* RECORDED INFORMATION
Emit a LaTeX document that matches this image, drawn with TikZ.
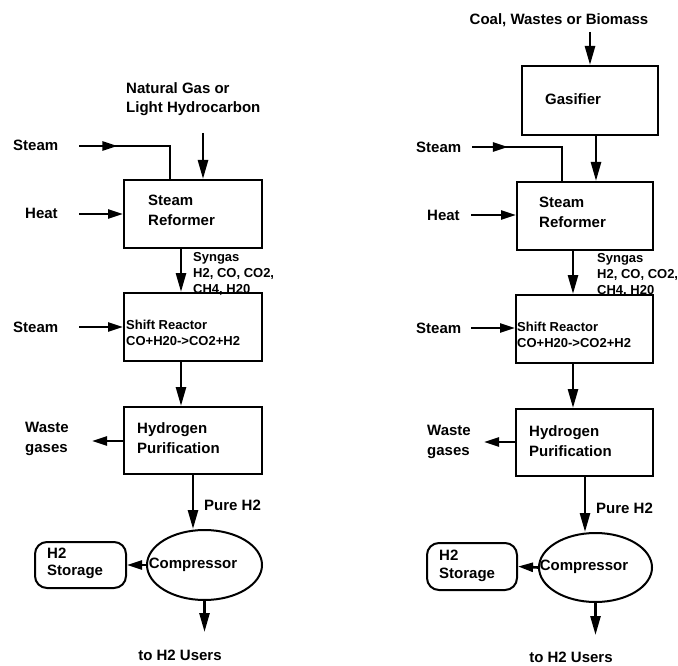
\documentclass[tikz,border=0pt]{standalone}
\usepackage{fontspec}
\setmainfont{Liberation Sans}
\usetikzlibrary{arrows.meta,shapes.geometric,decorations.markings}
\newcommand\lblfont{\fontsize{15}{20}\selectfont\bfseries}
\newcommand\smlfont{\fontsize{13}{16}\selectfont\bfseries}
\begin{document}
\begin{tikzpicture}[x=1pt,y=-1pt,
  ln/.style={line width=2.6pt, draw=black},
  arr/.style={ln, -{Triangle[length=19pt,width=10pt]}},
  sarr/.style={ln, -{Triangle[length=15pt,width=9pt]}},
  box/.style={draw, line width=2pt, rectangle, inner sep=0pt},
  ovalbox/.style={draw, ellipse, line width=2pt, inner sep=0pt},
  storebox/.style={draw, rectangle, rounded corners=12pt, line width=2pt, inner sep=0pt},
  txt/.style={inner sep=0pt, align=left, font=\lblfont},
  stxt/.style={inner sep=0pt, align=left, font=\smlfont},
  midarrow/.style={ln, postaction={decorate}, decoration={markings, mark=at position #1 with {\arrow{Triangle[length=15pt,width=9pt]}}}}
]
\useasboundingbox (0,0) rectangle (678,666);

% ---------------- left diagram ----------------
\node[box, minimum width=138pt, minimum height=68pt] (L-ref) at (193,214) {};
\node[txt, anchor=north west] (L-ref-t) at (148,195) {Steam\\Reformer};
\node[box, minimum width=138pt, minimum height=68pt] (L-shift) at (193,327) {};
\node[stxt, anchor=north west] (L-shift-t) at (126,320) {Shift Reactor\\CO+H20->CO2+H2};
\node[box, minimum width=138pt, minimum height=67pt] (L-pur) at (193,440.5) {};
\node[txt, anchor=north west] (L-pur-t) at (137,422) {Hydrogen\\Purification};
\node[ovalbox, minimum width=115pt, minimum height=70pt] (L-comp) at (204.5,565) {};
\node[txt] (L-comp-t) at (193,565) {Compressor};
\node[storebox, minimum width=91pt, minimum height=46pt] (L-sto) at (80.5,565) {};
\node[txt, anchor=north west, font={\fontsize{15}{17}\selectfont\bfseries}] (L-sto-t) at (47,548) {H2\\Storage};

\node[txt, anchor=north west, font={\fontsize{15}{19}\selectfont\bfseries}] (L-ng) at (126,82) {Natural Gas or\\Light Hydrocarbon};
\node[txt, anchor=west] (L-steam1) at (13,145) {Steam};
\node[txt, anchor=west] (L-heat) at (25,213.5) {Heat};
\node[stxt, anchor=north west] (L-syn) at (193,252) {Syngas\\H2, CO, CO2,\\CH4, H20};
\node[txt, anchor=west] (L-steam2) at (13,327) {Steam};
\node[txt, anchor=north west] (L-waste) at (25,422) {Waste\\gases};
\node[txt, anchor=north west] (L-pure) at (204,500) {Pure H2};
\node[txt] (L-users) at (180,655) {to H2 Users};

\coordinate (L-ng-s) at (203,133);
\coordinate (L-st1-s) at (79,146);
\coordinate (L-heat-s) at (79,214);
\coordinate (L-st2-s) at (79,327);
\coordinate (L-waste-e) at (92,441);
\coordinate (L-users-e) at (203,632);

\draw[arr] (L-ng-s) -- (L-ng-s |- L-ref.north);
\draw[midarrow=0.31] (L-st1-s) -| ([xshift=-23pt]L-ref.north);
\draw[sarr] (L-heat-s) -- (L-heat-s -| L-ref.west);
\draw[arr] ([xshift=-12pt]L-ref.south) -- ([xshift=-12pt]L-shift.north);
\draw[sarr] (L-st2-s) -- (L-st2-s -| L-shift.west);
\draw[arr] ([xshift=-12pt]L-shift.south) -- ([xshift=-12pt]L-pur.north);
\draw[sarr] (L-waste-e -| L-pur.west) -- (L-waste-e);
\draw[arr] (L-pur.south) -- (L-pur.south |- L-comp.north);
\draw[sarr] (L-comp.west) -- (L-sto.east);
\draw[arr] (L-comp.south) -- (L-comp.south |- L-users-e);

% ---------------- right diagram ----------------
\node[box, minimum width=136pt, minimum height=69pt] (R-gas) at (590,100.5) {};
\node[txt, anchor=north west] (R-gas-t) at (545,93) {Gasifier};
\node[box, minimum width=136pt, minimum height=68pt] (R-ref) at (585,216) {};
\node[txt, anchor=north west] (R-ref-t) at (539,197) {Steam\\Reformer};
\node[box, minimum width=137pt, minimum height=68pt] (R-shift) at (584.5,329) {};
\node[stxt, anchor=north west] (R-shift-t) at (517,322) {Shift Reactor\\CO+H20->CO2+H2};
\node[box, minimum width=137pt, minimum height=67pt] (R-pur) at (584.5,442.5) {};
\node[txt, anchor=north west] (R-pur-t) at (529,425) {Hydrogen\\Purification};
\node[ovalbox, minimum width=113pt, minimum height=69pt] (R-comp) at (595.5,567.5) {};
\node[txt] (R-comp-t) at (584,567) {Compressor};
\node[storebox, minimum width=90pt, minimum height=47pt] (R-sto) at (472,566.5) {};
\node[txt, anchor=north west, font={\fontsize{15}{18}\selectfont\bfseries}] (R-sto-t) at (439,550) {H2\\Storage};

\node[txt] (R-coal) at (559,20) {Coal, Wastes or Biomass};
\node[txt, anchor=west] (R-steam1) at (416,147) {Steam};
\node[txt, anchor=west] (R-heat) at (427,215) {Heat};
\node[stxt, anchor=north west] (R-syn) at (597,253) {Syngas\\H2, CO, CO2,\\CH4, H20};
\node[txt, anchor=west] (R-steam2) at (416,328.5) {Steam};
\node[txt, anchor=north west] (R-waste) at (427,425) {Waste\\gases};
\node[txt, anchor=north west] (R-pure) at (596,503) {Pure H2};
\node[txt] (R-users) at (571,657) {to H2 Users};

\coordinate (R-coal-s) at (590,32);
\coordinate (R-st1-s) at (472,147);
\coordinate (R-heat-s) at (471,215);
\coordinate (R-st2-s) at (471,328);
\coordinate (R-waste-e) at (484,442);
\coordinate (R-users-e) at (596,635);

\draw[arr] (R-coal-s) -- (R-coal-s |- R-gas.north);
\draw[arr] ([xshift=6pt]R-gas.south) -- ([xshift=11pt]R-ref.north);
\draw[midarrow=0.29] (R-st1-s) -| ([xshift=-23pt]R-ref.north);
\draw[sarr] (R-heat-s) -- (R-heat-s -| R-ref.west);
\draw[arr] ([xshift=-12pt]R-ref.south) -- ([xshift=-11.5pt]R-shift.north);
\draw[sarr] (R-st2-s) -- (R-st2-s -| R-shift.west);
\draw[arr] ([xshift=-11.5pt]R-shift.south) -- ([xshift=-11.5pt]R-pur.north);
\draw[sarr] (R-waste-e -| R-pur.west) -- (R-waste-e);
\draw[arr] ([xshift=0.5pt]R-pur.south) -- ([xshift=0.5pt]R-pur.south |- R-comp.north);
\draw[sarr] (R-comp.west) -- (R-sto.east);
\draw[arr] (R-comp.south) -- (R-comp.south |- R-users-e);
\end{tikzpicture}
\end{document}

* STATED PROBLEM
Replicate the material above verbatim; images stay out of the copy.

* ANSWER TO THIS TASK
Emit a LaTeX document that matches this image, drawn with TikZ.
\documentclass[tikz,border=0pt]{standalone}
\usepackage{fontspec}
\setmainfont{Liberation Sans}
\usetikzlibrary{arrows.meta,shapes.geometric,decorations.markings}
\newcommand\lblfont{\fontsize{15}{20}\selectfont\bfseries}
\newcommand\smlfont{\fontsize{13}{16}\selectfont\bfseries}
\begin{document}
\begin{tikzpicture}[x=1pt,y=-1pt,
  ln/.style={line width=2.6pt, draw=black},
  arr/.style={ln, -{Triangle[length=19pt,width=10pt]}},
  sarr/.style={ln, -{Triangle[length=15pt,width=9pt]}},
  box/.style={draw, line width=2pt, rectangle, inner sep=0pt},
  ovalbox/.style={draw, ellipse, line width=2pt, inner sep=0pt},
  storebox/.style={draw, rectangle, rounded corners=12pt, line width=2pt, inner sep=0pt},
  txt/.style={inner sep=0pt, align=left, font=\lblfont},
  stxt/.style={inner sep=0pt, align=left, font=\smlfont},
  midarrow/.style={ln, postaction={decorate}, decoration={markings, mark=at position #1 with {\arrow{Triangle[length=15pt,width=9pt]}}}}
]
\useasboundingbox (0,0) rectangle (678,666);

% ---------------- left diagram ----------------
\node[box, minimum width=138pt, minimum height=68pt] (L-ref) at (193,214) {};
\node[txt, anchor=north west] (L-ref-t) at (148,195) {Steam\\Reformer};
\node[box, minimum width=138pt, minimum height=68pt] (L-shift) at (193,327) {};
\node[stxt, anchor=north west] (L-shift-t) at (126,320) {Shift Reactor\\CO+H20->CO2+H2};
\node[box, minimum width=138pt, minimum height=67pt] (L-pur) at (193,440.5) {};
\node[txt, anchor=north west] (L-pur-t) at (137,422) {Hydrogen\\Purification};
\node[ovalbox, minimum width=115pt, minimum height=70pt] (L-comp) at (204.5,565) {};
\node[txt] (L-comp-t) at (193,565) {Compressor};
\node[storebox, minimum width=91pt, minimum height=46pt] (L-sto) at (80.5,565) {};
\node[txt, anchor=north west, font={\fontsize{15}{17}\selectfont\bfseries}] (L-sto-t) at (47,548) {H2\\Storage};

\node[txt, anchor=north west, font={\fontsize{15}{19}\selectfont\bfseries}] (L-ng) at (126,82) {Natural Gas or\\Light Hydrocarbon};
\node[txt, anchor=west] (L-steam1) at (13,145) {Steam};
\node[txt, anchor=west] (L-heat) at (25,213.5) {Heat};
\node[stxt, anchor=north west] (L-syn) at (193,252) {Syngas\\H2, CO, CO2,\\CH4, H20};
\node[txt, anchor=west] (L-steam2) at (13,327) {Steam};
\node[txt, anchor=north west] (L-waste) at (25,422) {Waste\\gases};
\node[txt, anchor=north west] (L-pure) at (204,500) {Pure H2};
\node[txt] (L-users) at (180,655) {to H2 Users};

\coordinate (L-ng-s) at (203,133);
\coordinate (L-st1-s) at (79,146);
\coordinate (L-heat-s) at (79,214);
\coordinate (L-st2-s) at (79,327);
\coordinate (L-waste-e) at (92,441);
\coordinate (L-users-e) at (203,632);

\draw[arr] (L-ng-s) -- (L-ng-s |- L-ref.north);
\draw[midarrow=0.31] (L-st1-s) -| ([xshift=-23pt]L-ref.north);
\draw[sarr] (L-heat-s) -- (L-heat-s -| L-ref.west);
\draw[arr] ([xshift=-12pt]L-ref.south) -- ([xshift=-12pt]L-shift.north);
\draw[sarr] (L-st2-s) -- (L-st2-s -| L-shift.west);
\draw[arr] ([xshift=-12pt]L-shift.south) -- ([xshift=-12pt]L-pur.north);
\draw[sarr] (L-waste-e -| L-pur.west) -- (L-waste-e);
\draw[arr] (L-pur.south) -- (L-pur.south |- L-comp.north);
\draw[sarr] (L-comp.west) -- (L-sto.east);
\draw[arr] (L-comp.south) -- (L-comp.south |- L-users-e);

% ---------------- right diagram ----------------
\node[box, minimum width=136pt, minimum height=69pt] (R-gas) at (590,100.5) {};
\node[txt, anchor=north west] (R-gas-t) at (545,93) {Gasifier};
\node[box, minimum width=136pt, minimum height=68pt] (R-ref) at (585,216) {};
\node[txt, anchor=north west] (R-ref-t) at (539,197) {Steam\\Reformer};
\node[box, minimum width=137pt, minimum height=68pt] (R-shift) at (584.5,329) {};
\node[stxt, anchor=north west] (R-shift-t) at (517,322) {Shift Reactor\\CO+H20->CO2+H2};
\node[box, minimum width=137pt, minimum height=67pt] (R-pur) at (584.5,442.5) {};
\node[txt, anchor=north west] (R-pur-t) at (529,425) {Hydrogen\\Purification};
\node[ovalbox, minimum width=113pt, minimum height=69pt] (R-comp) at (595.5,567.5) {};
\node[txt] (R-comp-t) at (584,567) {Compressor};
\node[storebox, minimum width=90pt, minimum height=47pt] (R-sto) at (472,566.5) {};
\node[txt, anchor=north west, font={\fontsize{15}{18}\selectfont\bfseries}] (R-sto-t) at (439,550) {H2\\Storage};

\node[txt] (R-coal) at (559,20) {Coal, Wastes or Biomass};
\node[txt, anchor=west] (R-steam1) at (416,147) {Steam};
\node[txt, anchor=west] (R-heat) at (427,215) {Heat};
\node[stxt, anchor=north west] (R-syn) at (597,253) {Syngas\\H2, CO, CO2,\\CH4, H20};
\node[txt, anchor=west] (R-steam2) at (416,328.5) {Steam};
\node[txt, anchor=north west] (R-waste) at (427,425) {Waste\\gases};
\node[txt, anchor=north west] (R-pure) at (596,503) {Pure H2};
\node[txt] (R-users) at (571,657) {to H2 Users};

\coordinate (R-coal-s) at (590,32);
\coordinate (R-st1-s) at (472,147);
\coordinate (R-heat-s) at (471,215);
\coordinate (R-st2-s) at (471,328);
\coordinate (R-waste-e) at (484,442);
\coordinate (R-users-e) at (596,635);

\draw[arr] (R-coal-s) -- (R-coal-s |- R-gas.north);
\draw[arr] ([xshift=6pt]R-gas.south) -- ([xshift=11pt]R-ref.north);
\draw[midarrow=0.29] (R-st1-s) -| ([xshift=-23pt]R-ref.north);
\draw[sarr] (R-heat-s) -- (R-heat-s -| R-ref.west);
\draw[arr] ([xshift=-12pt]R-ref.south) -- ([xshift=-11.5pt]R-shift.north);
\draw[sarr] (R-st2-s) -- (R-st2-s -| R-shift.west);
\draw[arr] ([xshift=-11.5pt]R-shift.south) -- ([xshift=-11.5pt]R-pur.north);
\draw[sarr] (R-waste-e -| R-pur.west) -- (R-waste-e);
\draw[arr] ([xshift=0.5pt]R-pur.south) -- ([xshift=0.5pt]R-pur.south |- R-comp.north);
\draw[sarr] (R-comp.west) -- (R-sto.east);
\draw[arr] (R-comp.south) -- (R-comp.south |- R-users-e);
\end{tikzpicture}
\end{document}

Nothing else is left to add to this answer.